**WHAT TO PRODUCE**
Extract the complete listing and output it unchanged.

**DATA BLOCK**
● ● ● ● ● ● ●
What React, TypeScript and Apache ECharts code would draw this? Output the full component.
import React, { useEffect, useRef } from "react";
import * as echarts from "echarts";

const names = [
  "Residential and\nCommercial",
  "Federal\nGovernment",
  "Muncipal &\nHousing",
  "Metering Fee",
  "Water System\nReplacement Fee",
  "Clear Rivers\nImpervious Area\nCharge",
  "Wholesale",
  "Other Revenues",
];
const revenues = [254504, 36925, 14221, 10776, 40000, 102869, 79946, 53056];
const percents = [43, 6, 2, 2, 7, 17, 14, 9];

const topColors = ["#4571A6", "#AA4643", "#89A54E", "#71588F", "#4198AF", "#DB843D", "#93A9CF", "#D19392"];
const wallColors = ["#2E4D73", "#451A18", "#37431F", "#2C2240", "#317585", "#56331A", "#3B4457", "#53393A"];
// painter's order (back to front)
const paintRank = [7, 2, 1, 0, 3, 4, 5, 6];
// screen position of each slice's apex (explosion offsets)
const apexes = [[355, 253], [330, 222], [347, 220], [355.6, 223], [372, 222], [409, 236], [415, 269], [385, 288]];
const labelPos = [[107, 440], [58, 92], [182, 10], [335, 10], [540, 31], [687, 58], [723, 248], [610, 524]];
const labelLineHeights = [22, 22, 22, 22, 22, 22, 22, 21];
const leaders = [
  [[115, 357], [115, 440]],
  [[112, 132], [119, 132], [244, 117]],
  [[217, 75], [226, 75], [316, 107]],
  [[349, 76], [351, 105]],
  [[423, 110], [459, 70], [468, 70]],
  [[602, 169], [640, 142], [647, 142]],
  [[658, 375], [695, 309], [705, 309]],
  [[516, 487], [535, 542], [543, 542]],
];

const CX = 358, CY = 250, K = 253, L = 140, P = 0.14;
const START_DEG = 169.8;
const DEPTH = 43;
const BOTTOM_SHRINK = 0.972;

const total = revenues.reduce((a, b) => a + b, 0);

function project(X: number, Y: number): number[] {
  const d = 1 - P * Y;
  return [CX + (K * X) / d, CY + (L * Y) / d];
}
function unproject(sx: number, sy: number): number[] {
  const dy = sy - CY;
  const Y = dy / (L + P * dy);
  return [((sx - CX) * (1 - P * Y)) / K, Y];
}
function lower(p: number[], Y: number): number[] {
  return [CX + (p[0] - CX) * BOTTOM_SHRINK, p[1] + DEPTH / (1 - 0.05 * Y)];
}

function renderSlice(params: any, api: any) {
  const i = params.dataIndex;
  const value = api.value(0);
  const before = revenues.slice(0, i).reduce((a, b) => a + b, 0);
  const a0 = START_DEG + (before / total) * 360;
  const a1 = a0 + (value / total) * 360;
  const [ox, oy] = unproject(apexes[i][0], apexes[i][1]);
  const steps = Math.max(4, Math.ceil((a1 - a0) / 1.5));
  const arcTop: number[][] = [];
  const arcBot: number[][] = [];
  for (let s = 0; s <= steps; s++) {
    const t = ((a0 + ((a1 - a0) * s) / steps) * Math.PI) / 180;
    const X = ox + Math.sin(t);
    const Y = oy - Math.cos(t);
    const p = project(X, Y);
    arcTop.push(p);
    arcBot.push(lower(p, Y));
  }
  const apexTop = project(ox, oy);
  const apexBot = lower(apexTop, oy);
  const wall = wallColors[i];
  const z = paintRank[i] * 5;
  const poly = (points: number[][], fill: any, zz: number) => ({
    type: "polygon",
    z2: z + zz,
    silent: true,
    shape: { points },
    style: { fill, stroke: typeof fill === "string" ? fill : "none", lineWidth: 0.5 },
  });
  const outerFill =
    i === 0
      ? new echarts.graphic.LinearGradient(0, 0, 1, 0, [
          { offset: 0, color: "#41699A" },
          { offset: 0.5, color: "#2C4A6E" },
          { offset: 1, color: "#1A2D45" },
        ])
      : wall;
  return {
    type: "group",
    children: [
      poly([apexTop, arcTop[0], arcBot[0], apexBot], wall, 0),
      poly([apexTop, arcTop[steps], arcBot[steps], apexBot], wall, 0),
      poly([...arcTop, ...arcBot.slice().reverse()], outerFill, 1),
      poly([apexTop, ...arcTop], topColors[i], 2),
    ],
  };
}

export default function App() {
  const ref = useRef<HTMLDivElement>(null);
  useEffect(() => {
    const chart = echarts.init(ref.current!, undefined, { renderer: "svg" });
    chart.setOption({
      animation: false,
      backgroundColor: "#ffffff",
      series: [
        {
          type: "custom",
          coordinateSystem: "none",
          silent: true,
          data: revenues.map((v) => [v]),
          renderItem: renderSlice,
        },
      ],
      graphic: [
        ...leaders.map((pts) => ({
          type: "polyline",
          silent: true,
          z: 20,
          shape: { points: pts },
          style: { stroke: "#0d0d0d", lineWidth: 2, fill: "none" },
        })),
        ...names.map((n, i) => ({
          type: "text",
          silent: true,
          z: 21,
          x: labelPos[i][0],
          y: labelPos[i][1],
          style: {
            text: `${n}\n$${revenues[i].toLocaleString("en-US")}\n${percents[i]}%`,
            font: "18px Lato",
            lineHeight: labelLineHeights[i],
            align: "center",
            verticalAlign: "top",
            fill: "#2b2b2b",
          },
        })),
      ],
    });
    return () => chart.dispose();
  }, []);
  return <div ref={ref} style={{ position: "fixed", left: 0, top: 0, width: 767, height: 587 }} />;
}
● ● ● ● ● ● ●
**THE OUTPUT**
What React, TypeScript and Apache ECharts code would draw this? Output the full component.
import React, { useEffect, useRef } from "react";
import * as echarts from "echarts";

const names = [
  "Residential and\nCommercial",
  "Federal\nGovernment",
  "Muncipal &\nHousing",
  "Metering Fee",
  "Water System\nReplacement Fee",
  "Clear Rivers\nImpervious Area\nCharge",
  "Wholesale",
  "Other Revenues",
];
const revenues = [254504, 36925, 14221, 10776, 40000, 102869, 79946, 53056];
const percents = [43, 6, 2, 2, 7, 17, 14, 9];

const topColors = ["#4571A6", "#AA4643", "#89A54E", "#71588F", "#4198AF", "#DB843D", "#93A9CF", "#D19392"];
const wallColors = ["#2E4D73", "#451A18", "#37431F", "#2C2240", "#317585", "#56331A", "#3B4457", "#53393A"];
// painter's order (back to front)
const paintRank = [7, 2, 1, 0, 3, 4, 5, 6];
// screen position of each slice's apex (explosion offsets)
const apexes = [[355, 253], [330, 222], [347, 220], [355.6, 223], [372, 222], [409, 236], [415, 269], [385, 288]];
const labelPos = [[107, 440], [58, 92], [182, 10], [335, 10], [540, 31], [687, 58], [723, 248], [610, 524]];
const labelLineHeights = [22, 22, 22, 22, 22, 22, 22, 21];
const leaders = [
  [[115, 357], [115, 440]],
  [[112, 132], [119, 132], [244, 117]],
  [[217, 75], [226, 75], [316, 107]],
  [[349, 76], [351, 105]],
  [[423, 110], [459, 70], [468, 70]],
  [[602, 169], [640, 142], [647, 142]],
  [[658, 375], [695, 309], [705, 309]],
  [[516, 487], [535, 542], [543, 542]],
];

const CX = 358, CY = 250, K = 253, L = 140, P = 0.14;
const START_DEG = 169.8;
const DEPTH = 43;
const BOTTOM_SHRINK = 0.972;

const total = revenues.reduce((a, b) => a + b, 0);

function project(X: number, Y: number): number[] {
  const d = 1 - P * Y;
  return [CX + (K * X) / d, CY + (L * Y) / d];
}
function unproject(sx: number, sy: number): number[] {
  const dy = sy - CY;
  const Y = dy / (L + P * dy);
  return [((sx - CX) * (1 - P * Y)) / K, Y];
}
function lower(p: number[], Y: number): number[] {
  return [CX + (p[0] - CX) * BOTTOM_SHRINK, p[1] + DEPTH / (1 - 0.05 * Y)];
}

function renderSlice(params: any, api: any) {
  const i = params.dataIndex;
  const value = api.value(0);
  const before = revenues.slice(0, i).reduce((a, b) => a + b, 0);
  const a0 = START_DEG + (before / total) * 360;
  const a1 = a0 + (value / total) * 360;
  const [ox, oy] = unproject(apexes[i][0], apexes[i][1]);
  const steps = Math.max(4, Math.ceil((a1 - a0) / 1.5));
  const arcTop: number[][] = [];
  const arcBot: number[][] = [];
  for (let s = 0; s <= steps; s++) {
    const t = ((a0 + ((a1 - a0) * s) / steps) * Math.PI) / 180;
    const X = ox + Math.sin(t);
    const Y = oy - Math.cos(t);
    const p = project(X, Y);
    arcTop.push(p);
    arcBot.push(lower(p, Y));
  }
  const apexTop = project(ox, oy);
  const apexBot = lower(apexTop, oy);
  const wall = wallColors[i];
  const z = paintRank[i] * 5;
  const poly = (points: number[][], fill: any, zz: number) => ({
    type: "polygon",
    z2: z + zz,
    silent: true,
    shape: { points },
    style: { fill, stroke: typeof fill === "string" ? fill : "none", lineWidth: 0.5 },
  });
  const outerFill =
    i === 0
      ? new echarts.graphic.LinearGradient(0, 0, 1, 0, [
          { offset: 0, color: "#41699A" },
          { offset: 0.5, color: "#2C4A6E" },
          { offset: 1, color: "#1A2D45" },
        ])
      : wall;
  return {
    type: "group",
    children: [
      poly([apexTop, arcTop[0], arcBot[0], apexBot], wall, 0),
      poly([apexTop, arcTop[steps], arcBot[steps], apexBot], wall, 0),
      poly([...arcTop, ...arcBot.slice().reverse()], outerFill, 1),
      poly([apexTop, ...arcTop], topColors[i], 2),
    ],
  };
}

export default function App() {
  const ref = useRef<HTMLDivElement>(null);
  useEffect(() => {
    const chart = echarts.init(ref.current!, undefined, { renderer: "svg" });
    chart.setOption({
      animation: false,
      backgroundColor: "#ffffff",
      series: [
        {
          type: "custom",
          coordinateSystem: "none",
          silent: true,
          data: revenues.map((v) => [v]),
          renderItem: renderSlice,
        },
      ],
      graphic: [
        ...leaders.map((pts) => ({
          type: "polyline",
          silent: true,
          z: 20,
          shape: { points: pts },
          style: { stroke: "#0d0d0d", lineWidth: 2, fill: "none" },
        })),
        ...names.map((n, i) => ({
          type: "text",
          silent: true,
          z: 21,
          x: labelPos[i][0],
          y: labelPos[i][1],
          style: {
            text: `${n}\n$${revenues[i].toLocaleString("en-US")}\n${percents[i]}%`,
            font: "18px Lato",
            lineHeight: labelLineHeights[i],
            align: "center",
            verticalAlign: "top",
            fill: "#2b2b2b",
          },
        })),
      ],
    });
    return () => chart.dispose();
  }, []);
  return <div ref={ref} style={{ position: "fixed", left: 0, top: 0, width: 767, height: 587 }} />;
}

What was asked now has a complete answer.